■ **INFORMATION SHOWN**:

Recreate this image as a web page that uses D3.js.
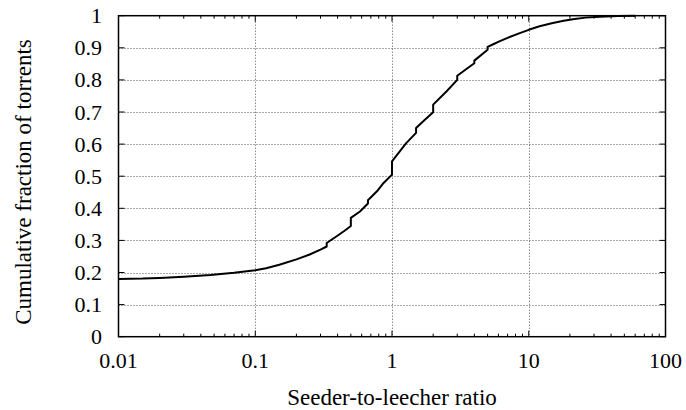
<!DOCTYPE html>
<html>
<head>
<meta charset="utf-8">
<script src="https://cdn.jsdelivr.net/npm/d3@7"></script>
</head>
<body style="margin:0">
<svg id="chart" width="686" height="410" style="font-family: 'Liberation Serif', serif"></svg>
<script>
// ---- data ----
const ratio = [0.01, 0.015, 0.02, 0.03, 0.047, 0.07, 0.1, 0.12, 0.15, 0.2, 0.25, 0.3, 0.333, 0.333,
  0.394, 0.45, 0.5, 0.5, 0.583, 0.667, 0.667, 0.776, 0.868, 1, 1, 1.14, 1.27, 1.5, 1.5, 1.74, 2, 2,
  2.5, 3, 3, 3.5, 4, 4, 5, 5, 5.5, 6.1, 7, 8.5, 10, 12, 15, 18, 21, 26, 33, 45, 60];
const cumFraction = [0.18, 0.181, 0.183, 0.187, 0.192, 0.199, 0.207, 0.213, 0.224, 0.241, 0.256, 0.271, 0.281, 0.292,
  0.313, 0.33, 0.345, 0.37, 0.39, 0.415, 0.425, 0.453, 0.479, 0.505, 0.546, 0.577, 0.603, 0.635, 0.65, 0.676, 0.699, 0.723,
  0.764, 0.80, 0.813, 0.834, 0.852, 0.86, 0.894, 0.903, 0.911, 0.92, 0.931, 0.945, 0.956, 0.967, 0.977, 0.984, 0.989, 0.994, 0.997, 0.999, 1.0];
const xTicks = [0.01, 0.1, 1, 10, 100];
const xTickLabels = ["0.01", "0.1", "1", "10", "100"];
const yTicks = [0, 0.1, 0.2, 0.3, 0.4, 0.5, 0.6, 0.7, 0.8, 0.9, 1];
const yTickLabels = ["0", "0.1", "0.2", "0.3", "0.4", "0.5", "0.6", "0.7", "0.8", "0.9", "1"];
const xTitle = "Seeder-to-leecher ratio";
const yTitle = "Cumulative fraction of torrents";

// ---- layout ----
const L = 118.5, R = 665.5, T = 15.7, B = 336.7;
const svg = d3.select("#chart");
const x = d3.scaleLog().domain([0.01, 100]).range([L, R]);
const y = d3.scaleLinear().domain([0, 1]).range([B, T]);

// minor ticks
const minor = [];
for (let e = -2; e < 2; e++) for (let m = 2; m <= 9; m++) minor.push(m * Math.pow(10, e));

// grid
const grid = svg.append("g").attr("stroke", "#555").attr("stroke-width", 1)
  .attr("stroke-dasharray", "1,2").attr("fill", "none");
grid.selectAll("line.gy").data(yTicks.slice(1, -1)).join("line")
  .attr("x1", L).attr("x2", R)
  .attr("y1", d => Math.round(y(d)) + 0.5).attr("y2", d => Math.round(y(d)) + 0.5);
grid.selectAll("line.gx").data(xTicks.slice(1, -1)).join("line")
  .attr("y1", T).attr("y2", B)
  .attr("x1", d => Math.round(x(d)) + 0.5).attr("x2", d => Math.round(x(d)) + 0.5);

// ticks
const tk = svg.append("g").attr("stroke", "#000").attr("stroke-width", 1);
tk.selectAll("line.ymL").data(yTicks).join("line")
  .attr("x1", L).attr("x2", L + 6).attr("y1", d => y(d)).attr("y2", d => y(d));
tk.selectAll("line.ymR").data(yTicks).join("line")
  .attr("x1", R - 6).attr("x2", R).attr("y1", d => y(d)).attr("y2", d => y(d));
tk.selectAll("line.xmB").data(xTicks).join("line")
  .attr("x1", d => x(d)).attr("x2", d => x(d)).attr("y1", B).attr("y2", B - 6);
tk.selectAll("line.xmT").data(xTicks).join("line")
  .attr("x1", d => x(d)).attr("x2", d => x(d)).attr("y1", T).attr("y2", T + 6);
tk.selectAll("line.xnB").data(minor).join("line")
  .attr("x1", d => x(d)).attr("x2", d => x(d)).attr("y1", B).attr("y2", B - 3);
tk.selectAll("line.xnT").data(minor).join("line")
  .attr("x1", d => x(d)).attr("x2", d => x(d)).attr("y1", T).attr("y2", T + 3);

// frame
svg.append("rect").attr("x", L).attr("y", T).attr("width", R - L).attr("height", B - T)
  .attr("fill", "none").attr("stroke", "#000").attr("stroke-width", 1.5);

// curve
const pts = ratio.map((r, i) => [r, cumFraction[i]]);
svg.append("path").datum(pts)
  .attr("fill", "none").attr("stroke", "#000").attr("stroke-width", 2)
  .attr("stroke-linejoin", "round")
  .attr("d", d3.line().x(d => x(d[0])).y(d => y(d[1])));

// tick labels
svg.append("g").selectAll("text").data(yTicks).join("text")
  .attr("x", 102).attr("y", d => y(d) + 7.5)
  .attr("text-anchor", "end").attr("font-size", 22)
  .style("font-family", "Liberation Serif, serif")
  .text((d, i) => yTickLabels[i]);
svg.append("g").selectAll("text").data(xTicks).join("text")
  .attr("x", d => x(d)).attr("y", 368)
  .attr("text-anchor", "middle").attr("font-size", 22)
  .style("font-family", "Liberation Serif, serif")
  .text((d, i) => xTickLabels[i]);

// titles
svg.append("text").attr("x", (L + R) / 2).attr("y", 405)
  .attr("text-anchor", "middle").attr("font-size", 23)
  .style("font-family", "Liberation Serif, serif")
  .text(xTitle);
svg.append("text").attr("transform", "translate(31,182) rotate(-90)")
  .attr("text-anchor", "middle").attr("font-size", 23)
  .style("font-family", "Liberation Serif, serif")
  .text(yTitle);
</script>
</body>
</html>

■ **GOAL**: Repeat the material above verbatim, with no pictures in the output.

■ **ANSWER FOR THIS EXERCISE**:
Recreate this image as a web page that uses D3.js.
<!DOCTYPE html>
<html>
<head>
<meta charset="utf-8">
<script src="https://cdn.jsdelivr.net/npm/d3@7"></script>
</head>
<body style="margin:0">
<svg id="chart" width="686" height="410" style="font-family: 'Liberation Serif', serif"></svg>
<script>
// ---- data ----
const ratio = [0.01, 0.015, 0.02, 0.03, 0.047, 0.07, 0.1, 0.12, 0.15, 0.2, 0.25, 0.3, 0.333, 0.333,
  0.394, 0.45, 0.5, 0.5, 0.583, 0.667, 0.667, 0.776, 0.868, 1, 1, 1.14, 1.27, 1.5, 1.5, 1.74, 2, 2,
  2.5, 3, 3, 3.5, 4, 4, 5, 5, 5.5, 6.1, 7, 8.5, 10, 12, 15, 18, 21, 26, 33, 45, 60];
const cumFraction = [0.18, 0.181, 0.183, 0.187, 0.192, 0.199, 0.207, 0.213, 0.224, 0.241, 0.256, 0.271, 0.281, 0.292,
  0.313, 0.33, 0.345, 0.37, 0.39, 0.415, 0.425, 0.453, 0.479, 0.505, 0.546, 0.577, 0.603, 0.635, 0.65, 0.676, 0.699, 0.723,
  0.764, 0.80, 0.813, 0.834, 0.852, 0.86, 0.894, 0.903, 0.911, 0.92, 0.931, 0.945, 0.956, 0.967, 0.977, 0.984, 0.989, 0.994, 0.997, 0.999, 1.0];
const xTicks = [0.01, 0.1, 1, 10, 100];
const xTickLabels = ["0.01", "0.1", "1", "10", "100"];
const yTicks = [0, 0.1, 0.2, 0.3, 0.4, 0.5, 0.6, 0.7, 0.8, 0.9, 1];
const yTickLabels = ["0", "0.1", "0.2", "0.3", "0.4", "0.5", "0.6", "0.7", "0.8", "0.9", "1"];
const xTitle = "Seeder-to-leecher ratio";
const yTitle = "Cumulative fraction of torrents";

// ---- layout ----
const L = 118.5, R = 665.5, T = 15.7, B = 336.7;
const svg = d3.select("#chart");
const x = d3.scaleLog().domain([0.01, 100]).range([L, R]);
const y = d3.scaleLinear().domain([0, 1]).range([B, T]);

// minor ticks
const minor = [];
for (let e = -2; e < 2; e++) for (let m = 2; m <= 9; m++) minor.push(m * Math.pow(10, e));

// grid
const grid = svg.append("g").attr("stroke", "#555").attr("stroke-width", 1)
  .attr("stroke-dasharray", "1,2").attr("fill", "none");
grid.selectAll("line.gy").data(yTicks.slice(1, -1)).join("line")
  .attr("x1", L).attr("x2", R)
  .attr("y1", d => Math.round(y(d)) + 0.5).attr("y2", d => Math.round(y(d)) + 0.5);
grid.selectAll("line.gx").data(xTicks.slice(1, -1)).join("line")
  .attr("y1", T).attr("y2", B)
  .attr("x1", d => Math.round(x(d)) + 0.5).attr("x2", d => Math.round(x(d)) + 0.5);

// ticks
const tk = svg.append("g").attr("stroke", "#000").attr("stroke-width", 1);
tk.selectAll("line.ymL").data(yTicks).join("line")
  .attr("x1", L).attr("x2", L + 6).attr("y1", d => y(d)).attr("y2", d => y(d));
tk.selectAll("line.ymR").data(yTicks).join("line")
  .attr("x1", R - 6).attr("x2", R).attr("y1", d => y(d)).attr("y2", d => y(d));
tk.selectAll("line.xmB").data(xTicks).join("line")
  .attr("x1", d => x(d)).attr("x2", d => x(d)).attr("y1", B).attr("y2", B - 6);
tk.selectAll("line.xmT").data(xTicks).join("line")
  .attr("x1", d => x(d)).attr("x2", d => x(d)).attr("y1", T).attr("y2", T + 6);
tk.selectAll("line.xnB").data(minor).join("line")
  .attr("x1", d => x(d)).attr("x2", d => x(d)).attr("y1", B).attr("y2", B - 3);
tk.selectAll("line.xnT").data(minor).join("line")
  .attr("x1", d => x(d)).attr("x2", d => x(d)).attr("y1", T).attr("y2", T + 3);

// frame
svg.append("rect").attr("x", L).attr("y", T).attr("width", R - L).attr("height", B - T)
  .attr("fill", "none").attr("stroke", "#000").attr("stroke-width", 1.5);

// curve
const pts = ratio.map((r, i) => [r, cumFraction[i]]);
svg.append("path").datum(pts)
  .attr("fill", "none").attr("stroke", "#000").attr("stroke-width", 2)
  .attr("stroke-linejoin", "round")
  .attr("d", d3.line().x(d => x(d[0])).y(d => y(d[1])));

// tick labels
svg.append("g").selectAll("text").data(yTicks).join("text")
  .attr("x", 102).attr("y", d => y(d) + 7.5)
  .attr("text-anchor", "end").attr("font-size", 22)
  .style("font-family", "Liberation Serif, serif")
  .text((d, i) => yTickLabels[i]);
svg.append("g").selectAll("text").data(xTicks).join("text")
  .attr("x", d => x(d)).attr("y", 368)
  .attr("text-anchor", "middle").attr("font-size", 22)
  .style("font-family", "Liberation Serif, serif")
  .text((d, i) => xTickLabels[i]);

// titles
svg.append("text").attr("x", (L + R) / 2).attr("y", 405)
  .attr("text-anchor", "middle").attr("font-size", 23)
  .style("font-family", "Liberation Serif, serif")
  .text(xTitle);
svg.append("text").attr("transform", "translate(31,182) rotate(-90)")
  .attr("text-anchor", "middle").attr("font-size", 23)
  .style("font-family", "Liberation Serif, serif")
  .text(yTitle);
</script>
</body>
</html>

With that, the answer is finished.